_BRIEF_
Everything in the data should be repeated exactly, save for the images.

_DATA EXCERPT_
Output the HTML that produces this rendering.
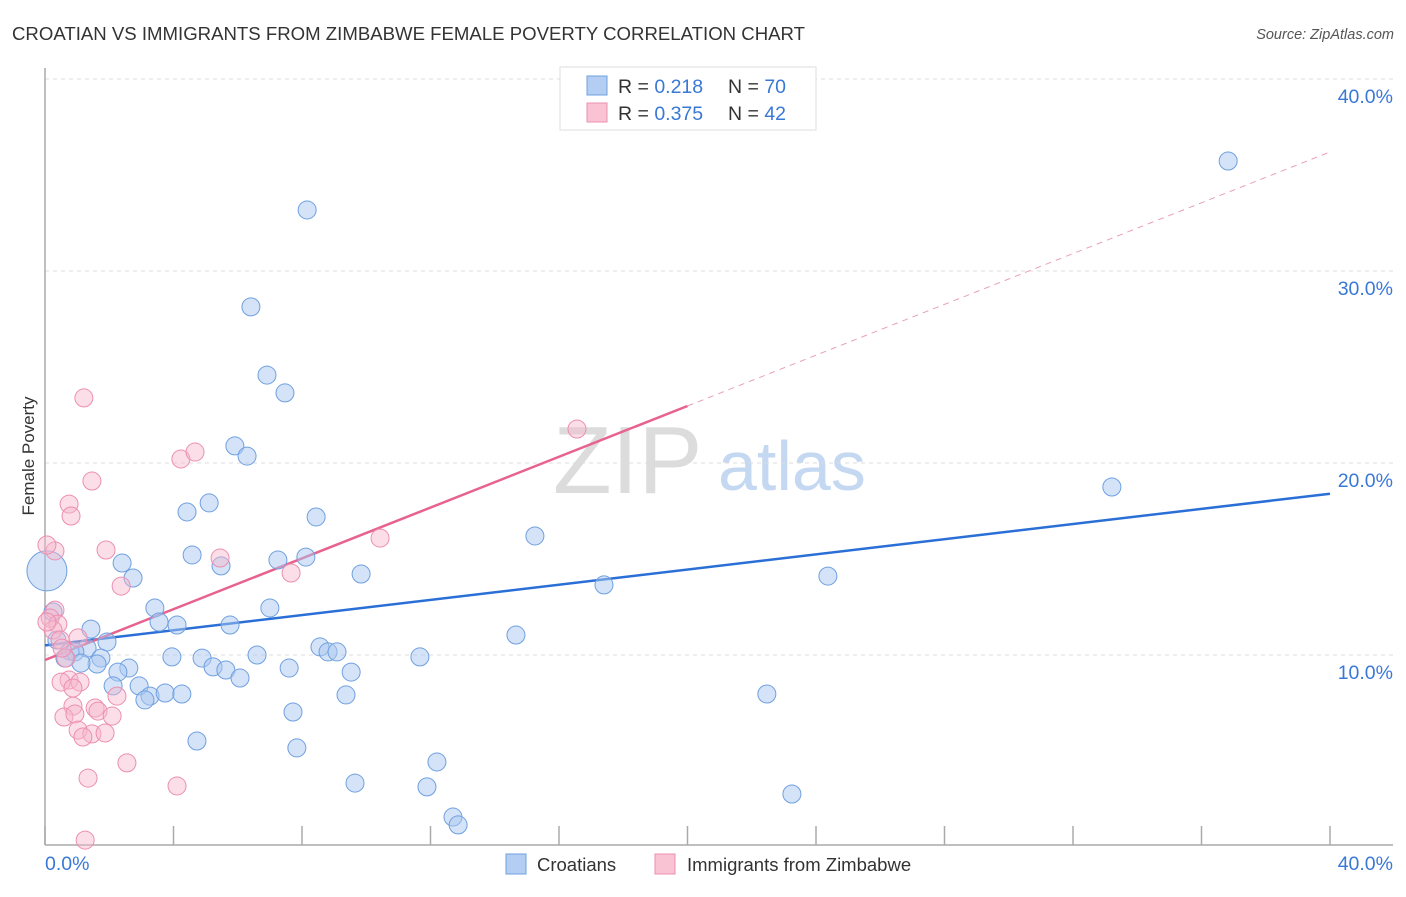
<!DOCTYPE html>
<html><head><meta charset="utf-8"><style>
body{margin:0;background:#fff;font-family:"Liberation Sans",sans-serif;}
svg text{font-family:"Liberation Sans",sans-serif;}
</style></head><body>
<svg width="1406" height="892" xmlns="http://www.w3.org/2000/svg">
<text x="12" y="40" font-size="18.6" fill="#333" textLength="793" lengthAdjust="spacingAndGlyphs">CROATIAN VS IMMIGRANTS FROM ZIMBABWE FEMALE POVERTY CORRELATION CHART</text>
<text x="1394" y="39" font-size="14.5" fill="#555" text-anchor="end" font-style="italic">Source: ZipAtlas.com</text>
<g>
<text x="553" y="493" font-size="96" fill="#dcdcdc" font-family="Liberation Serif, serif">ZIP</text>
<text x="718" y="490" font-size="70" fill="#c5d8f2">atlas</text>
</g>
<g id="grid"></g>
<g id="axes"></g>
<text x="34" y="456" font-size="17" fill="#333" text-anchor="middle" transform="rotate(-90 34 456)">Female Poverty</text>
<g id="lines"></g>
<g id="pts"></g>
<g>
<rect x="560" y="67" width="256" height="63" fill="#fff" stroke="#ddd"/>
<rect x="587" y="76" width="20" height="19" fill="#b3cef2" stroke="#6fa0e0"/>
<rect x="587" y="103" width="20" height="19" fill="#f9c3d3" stroke="#ec8fb0"/>
<text x="618" y="93" font-size="19.5" fill="#333">R = <tspan fill="#3a78d6">0.218</tspan><tspan x="728">N = </tspan><tspan fill="#3a78d6">70</tspan></text>
<text x="618" y="120" font-size="19.5" fill="#333">R = <tspan fill="#3a78d6">0.375</tspan><tspan x="728">N = </tspan><tspan fill="#3a78d6">42</tspan></text>
</g>
<g>
<rect x="506" y="854" width="20" height="20" fill="#b3cef2" stroke="#6fa0e0"/>
<text x="537" y="871" font-size="18.5" fill="#333">Croatians</text>
<rect x="655" y="854" width="20" height="20" fill="#f9c3d3" stroke="#ec8fb0"/>
<text x="687" y="871" font-size="18.5" fill="#333">Immigrants from Zimbabwe</text>
</g>
</svg>
<script>
const yTicks=[10,20,30,40];
const yTickLabels=["10.0%","20.0%","30.0%","40.0%"];
const xTickValues=[0,4,8,12,16,20,24,28,32,36,40];
const xLabels=["0.0%","40.0%"];
const croX=[36.83,8.16,6.41,6.91,7.47,5.91,6.29,5.11,4.42,8.44,15.25,33.21,4.58,5.48,7.25,8.12,2.40,2.74,9.84,24.37,17.40,3.42,3.55,4.11,5.76,7.00,14.66,1.43,1.93,1.31,0.78,0.93,1.74,1.62,1.12,8.56,8.81,9.09,3.95,4.89,6.60,11.67,2.61,2.27,5.23,5.63,7.60,9.53,6.07,2.12,2.93,3.27,3.11,3.74,4.26,9.37,22.47,7.72,4.73,7.84,12.20,9.65,11.89,23.25,12.70,12.86,0.62,0.37,0.06,0.25];
const croY=[35.73,33.18,28.13,24.58,23.65,20.89,20.36,17.92,17.45,17.19,16.20,18.75,15.21,14.64,14.95,15.10,14.79,14.01,14.22,14.11,13.65,12.45,11.72,11.56,11.56,12.45,11.04,11.35,10.68,10.36,10.21,10.16,9.84,9.53,9.58,10.42,10.16,10.16,9.90,9.84,10.00,9.90,9.32,9.11,9.38,9.22,9.32,9.11,8.80,8.39,8.39,7.86,7.66,8.02,7.97,7.92,7.97,7.03,5.52,5.16,4.43,3.33,3.13,2.76,1.56,1.15,9.84,10.78,14.38,12.24];
const croBig=[68];
const zimX=[1.21,4.23,4.67,1.46,0.75,0.81,16.56,10.43,1.90,5.45,0.31,0.06,7.66,2.37,0.31,0.16,0.40,0.25,1.03,0.47,0.65,0.75,0.50,1.09,0.87,2.24,0.87,1.56,1.65,0.59,0.93,2.09,1.03,1.46,1.18,1.87,2.55,1.34,4.11,1.25,0.06,0.53];
const zimY=[23.39,20.21,20.57,19.06,17.86,17.24,21.77,16.09,15.47,15.05,15.42,15.73,14.27,13.59,12.34,11.93,11.61,11.30,10.89,10.78,9.84,8.70,8.59,8.59,8.28,7.86,7.34,7.24,7.08,6.77,6.93,6.82,6.09,5.89,5.73,5.94,4.38,3.59,3.18,0.36,11.72,10.36];
const croLine=[10.5,18.4];
const zimLine=[9.74,22.97,36.2];
const zimSolidEnd=20;

const NS="http://www.w3.org/2000/svg";
const X=v=>45+v*32.125, Y=v=>847-v*19.2;
function mk(tag,attrs,parent){const e=document.createElementNS(NS,tag);for(const k in attrs)e.setAttribute(k,attrs[k]);parent.appendChild(e);return e;}
const grid=document.getElementById('grid'),axes=document.getElementById('axes'),lines=document.getElementById('lines'),pts=document.getElementById('pts');
yTicks.forEach((t,i)=>{
 const l=mk('line',{x1:45,x2:1393,y1:Y(t),y2:Y(t),stroke:'#ddd','stroke-dasharray':'4,4'},grid);
 
 
 const tx=mk('text',{x:1393,y:Y(t)+24,'font-size':19.5,fill:'#3a78d6','text-anchor':'end'},axes);
 tx.textContent=yTickLabels[i];
 
 
});
let a=mk('line',{x1:45,x2:45,y1:68,y2:845,stroke:'#aaa','stroke-width':1.5},axes);


a=mk('line',{x1:45,x2:1393,y1:845,y2:845,stroke:'#aaa','stroke-width':1.5},axes);


xTickValues.forEach(t=>{
 const l=mk('line',{x1:X(t),x2:X(t),y1:826,y2:845,stroke:'#aaa','stroke-width':1.5},axes);
 
 
});
let t0=mk('text',{x:45,y:870,'font-size':19.5,fill:'#3a78d6'},axes);t0.textContent=xLabels[0];


let t1=mk('text',{x:1393,y:870,'font-size':19.5,fill:'#3a78d6','text-anchor':'end'},axes);t1.textContent=xLabels[1];



croX.forEach((x,i)=>{
 const big=croBig.includes(i);
 const c=mk('circle',{cx:X(x),cy:Y(croY[i]),r:big?20:9,fill:'#a9c8f0','fill-opacity':0.5,stroke:'#6fa0e0','stroke-width':1},pts);
 
 
});
zimX.forEach((x,i)=>{
 const c=mk('circle',{cx:X(x),cy:Y(zimY[i]),r:9,fill:'#f7b6cb','fill-opacity':0.45,stroke:'#ec8fb0','stroke-width':1},pts);
 
 
});
let l1=mk('line',{x1:X(0),y1:Y(croLine[0]),x2:X(40),y2:Y(croLine[1]),stroke:'#2a6fd6','stroke-width':2.5},lines);


let l2=mk('line',{x1:X(0),y1:Y(zimLine[0]),x2:X(zimSolidEnd),y2:Y(zimLine[1]),stroke:'#e8628e','stroke-width':2.5},lines);


let l3=mk('line',{x1:X(zimSolidEnd),y1:Y(zimLine[1]),x2:X(40),y2:Y(zimLine[2]),stroke:'#e8a0b8','stroke-width':1,'stroke-dasharray':'6,5'},lines);


</script>
</body></html>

_RESULT OF THIS TASK_
Output the HTML that produces this rendering.
<!DOCTYPE html>
<html><head><meta charset="utf-8"><style>
body{margin:0;background:#fff;font-family:"Liberation Sans",sans-serif;}
svg text{font-family:"Liberation Sans",sans-serif;}
</style></head><body>
<svg width="1406" height="892" xmlns="http://www.w3.org/2000/svg">
<text x="12" y="40" font-size="18.6" fill="#333" textLength="793" lengthAdjust="spacingAndGlyphs">CROATIAN VS IMMIGRANTS FROM ZIMBABWE FEMALE POVERTY CORRELATION CHART</text>
<text x="1394" y="39" font-size="14.5" fill="#555" text-anchor="end" font-style="italic">Source: ZipAtlas.com</text>
<g>
<text x="553" y="493" font-size="96" fill="#dcdcdc" font-family="Liberation Serif, serif">ZIP</text>
<text x="718" y="490" font-size="70" fill="#c5d8f2">atlas</text>
</g>
<g id="grid"></g>
<g id="axes"></g>
<text x="34" y="456" font-size="17" fill="#333" text-anchor="middle" transform="rotate(-90 34 456)">Female Poverty</text>
<g id="lines"></g>
<g id="pts"></g>
<g>
<rect x="560" y="67" width="256" height="63" fill="#fff" stroke="#ddd"/>
<rect x="587" y="76" width="20" height="19" fill="#b3cef2" stroke="#6fa0e0"/>
<rect x="587" y="103" width="20" height="19" fill="#f9c3d3" stroke="#ec8fb0"/>
<text x="618" y="93" font-size="19.5" fill="#333">R = <tspan fill="#3a78d6">0.218</tspan><tspan x="728">N = </tspan><tspan fill="#3a78d6">70</tspan></text>
<text x="618" y="120" font-size="19.5" fill="#333">R = <tspan fill="#3a78d6">0.375</tspan><tspan x="728">N = </tspan><tspan fill="#3a78d6">42</tspan></text>
</g>
<g>
<rect x="506" y="854" width="20" height="20" fill="#b3cef2" stroke="#6fa0e0"/>
<text x="537" y="871" font-size="18.5" fill="#333">Croatians</text>
<rect x="655" y="854" width="20" height="20" fill="#f9c3d3" stroke="#ec8fb0"/>
<text x="687" y="871" font-size="18.5" fill="#333">Immigrants from Zimbabwe</text>
</g>
</svg>
<script>
const yTicks=[10,20,30,40];
const yTickLabels=["10.0%","20.0%","30.0%","40.0%"];
const xTickValues=[0,4,8,12,16,20,24,28,32,36,40];
const xLabels=["0.0%","40.0%"];
const croX=[36.83,8.16,6.41,6.91,7.47,5.91,6.29,5.11,4.42,8.44,15.25,33.21,4.58,5.48,7.25,8.12,2.40,2.74,9.84,24.37,17.40,3.42,3.55,4.11,5.76,7.00,14.66,1.43,1.93,1.31,0.78,0.93,1.74,1.62,1.12,8.56,8.81,9.09,3.95,4.89,6.60,11.67,2.61,2.27,5.23,5.63,7.60,9.53,6.07,2.12,2.93,3.27,3.11,3.74,4.26,9.37,22.47,7.72,4.73,7.84,12.20,9.65,11.89,23.25,12.70,12.86,0.62,0.37,0.06,0.25];
const croY=[35.73,33.18,28.13,24.58,23.65,20.89,20.36,17.92,17.45,17.19,16.20,18.75,15.21,14.64,14.95,15.10,14.79,14.01,14.22,14.11,13.65,12.45,11.72,11.56,11.56,12.45,11.04,11.35,10.68,10.36,10.21,10.16,9.84,9.53,9.58,10.42,10.16,10.16,9.90,9.84,10.00,9.90,9.32,9.11,9.38,9.22,9.32,9.11,8.80,8.39,8.39,7.86,7.66,8.02,7.97,7.92,7.97,7.03,5.52,5.16,4.43,3.33,3.13,2.76,1.56,1.15,9.84,10.78,14.38,12.24];
const croBig=[68];
const zimX=[1.21,4.23,4.67,1.46,0.75,0.81,16.56,10.43,1.90,5.45,0.31,0.06,7.66,2.37,0.31,0.16,0.40,0.25,1.03,0.47,0.65,0.75,0.50,1.09,0.87,2.24,0.87,1.56,1.65,0.59,0.93,2.09,1.03,1.46,1.18,1.87,2.55,1.34,4.11,1.25,0.06,0.53];
const zimY=[23.39,20.21,20.57,19.06,17.86,17.24,21.77,16.09,15.47,15.05,15.42,15.73,14.27,13.59,12.34,11.93,11.61,11.30,10.89,10.78,9.84,8.70,8.59,8.59,8.28,7.86,7.34,7.24,7.08,6.77,6.93,6.82,6.09,5.89,5.73,5.94,4.38,3.59,3.18,0.36,11.72,10.36];
const croLine=[10.5,18.4];
const zimLine=[9.74,22.97,36.2];
const zimSolidEnd=20;

const NS="http://www.w3.org/2000/svg";
const X=v=>45+v*32.125, Y=v=>847-v*19.2;
function mk(tag,attrs,parent){const e=document.createElementNS(NS,tag);for(const k in attrs)e.setAttribute(k,attrs[k]);parent.appendChild(e);return e;}
const grid=document.getElementById('grid'),axes=document.getElementById('axes'),lines=document.getElementById('lines'),pts=document.getElementById('pts');
yTicks.forEach((t,i)=>{
 const l=mk('line',{x1:45,x2:1393,y1:Y(t),y2:Y(t),stroke:'#ddd','stroke-dasharray':'4,4'},grid);
 
 
 const tx=mk('text',{x:1393,y:Y(t)+24,'font-size':19.5,fill:'#3a78d6','text-anchor':'end'},axes);
 tx.textContent=yTickLabels[i];
 
 
});
let a=mk('line',{x1:45,x2:45,y1:68,y2:845,stroke:'#aaa','stroke-width':1.5},axes);


a=mk('line',{x1:45,x2:1393,y1:845,y2:845,stroke:'#aaa','stroke-width':1.5},axes);


xTickValues.forEach(t=>{
 const l=mk('line',{x1:X(t),x2:X(t),y1:826,y2:845,stroke:'#aaa','stroke-width':1.5},axes);
 
 
});
let t0=mk('text',{x:45,y:870,'font-size':19.5,fill:'#3a78d6'},axes);t0.textContent=xLabels[0];


let t1=mk('text',{x:1393,y:870,'font-size':19.5,fill:'#3a78d6','text-anchor':'end'},axes);t1.textContent=xLabels[1];



croX.forEach((x,i)=>{
 const big=croBig.includes(i);
 const c=mk('circle',{cx:X(x),cy:Y(croY[i]),r:big?20:9,fill:'#a9c8f0','fill-opacity':0.5,stroke:'#6fa0e0','stroke-width':1},pts);
 
 
});
zimX.forEach((x,i)=>{
 const c=mk('circle',{cx:X(x),cy:Y(zimY[i]),r:9,fill:'#f7b6cb','fill-opacity':0.45,stroke:'#ec8fb0','stroke-width':1},pts);
 
 
});
let l1=mk('line',{x1:X(0),y1:Y(croLine[0]),x2:X(40),y2:Y(croLine[1]),stroke:'#2a6fd6','stroke-width':2.5},lines);


let l2=mk('line',{x1:X(0),y1:Y(zimLine[0]),x2:X(zimSolidEnd),y2:Y(zimLine[1]),stroke:'#e8628e','stroke-width':2.5},lines);


let l3=mk('line',{x1:X(zimSolidEnd),y1:Y(zimLine[1]),x2:X(40),y2:Y(zimLine[2]),stroke:'#e8a0b8','stroke-width':1,'stroke-dasharray':'6,5'},lines);


</script>
</body></html>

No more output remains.